To be effective, the clearinghouse must move beyond merely coordinating scanning efforts. Its primary function should be the rigorous triage of reported vulnerabilities. This involves filtering findings to identify those that are genuinely credible, exploitable, and pose a significant risk to critical infrastructure. By employing shared validation standards and a risk-based prioritization framework, the clearinghouse can determine which vulnerabilities warrant a national-level response, thereby preventing the creation of unmanageable backlogs.

Furthermore, the clearinghouse needs to address the fundamental issue of resource constraints faced by defenders. Many vulnerabilities in critical infrastructure reside in open-source code maintained by small teams or individuals who may lack the resources or formal obligation to respond promptly to disclosures. The clearinghouse should collaborate with bodies like the National Institute of Standards and Technology (NIST) to develop guidelines for open-source maintainers. These guidelines should focus on structuring repositories and workflows to expedite patch review and deployment, including advice on leveraging AI for patching and clarifying the roles of downstream consumers in supporting maintainers.

Federal policy should also incentivize greater shared responsibility for remediation. This could involve providing funding, engineering support, and AI-assisted patch development resources to open-source maintainers. Procurement requirements that reward participation in coordinated vulnerability response programs would further encourage collaboration. Additionally, the clearinghouse should recognize Software Bills of Materials (SBOMs) as foundational infrastructure, enabling the tracing of vulnerable components throughout the supply chain and facilitating faster, scaled remediation.

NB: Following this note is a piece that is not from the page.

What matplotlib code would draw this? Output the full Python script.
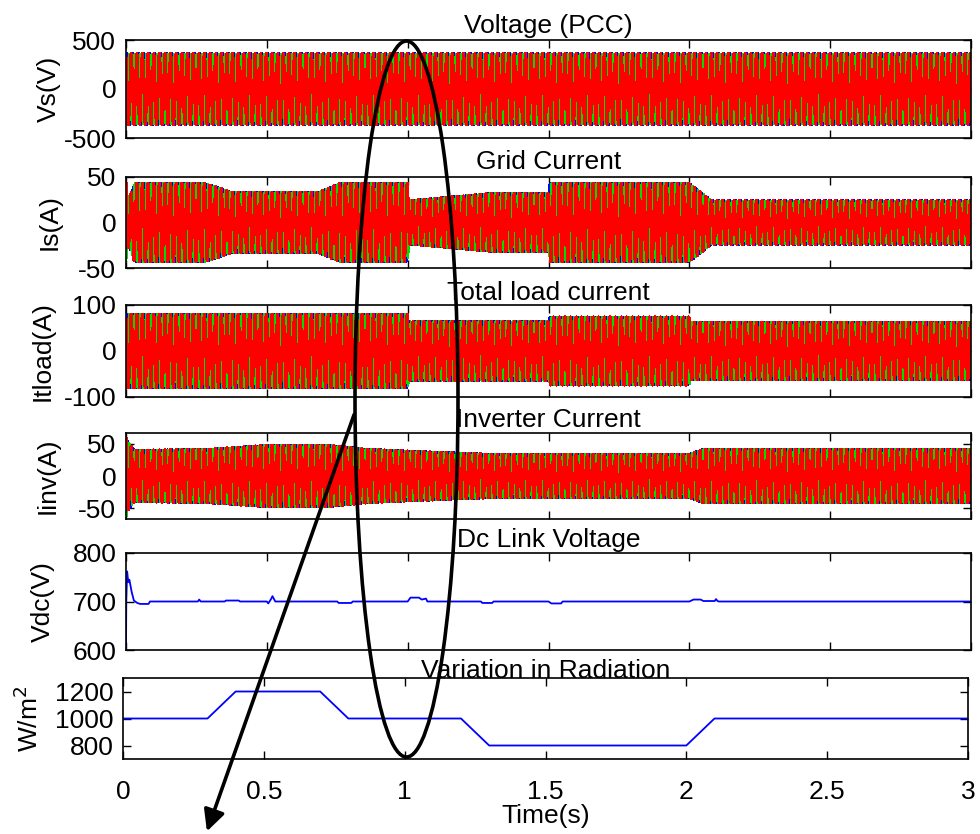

Ultimately, the success of the AI cybersecurity clearinghouse should be measured not by the number of vulnerabilities discovered, but by the number of vulnerabilities fixed and deployed. Agencies should publish metrics on validation rates, time-to-patch, fix adoption, and recurring vulnerability classes. This data will be crucial for continuous improvement by AI systems, software vendors, and policymakers. The clearinghouse should also resist the urge to build its operational model from scratch, instead structurally embedding private sector and open-source community expertise into its operations from the outset.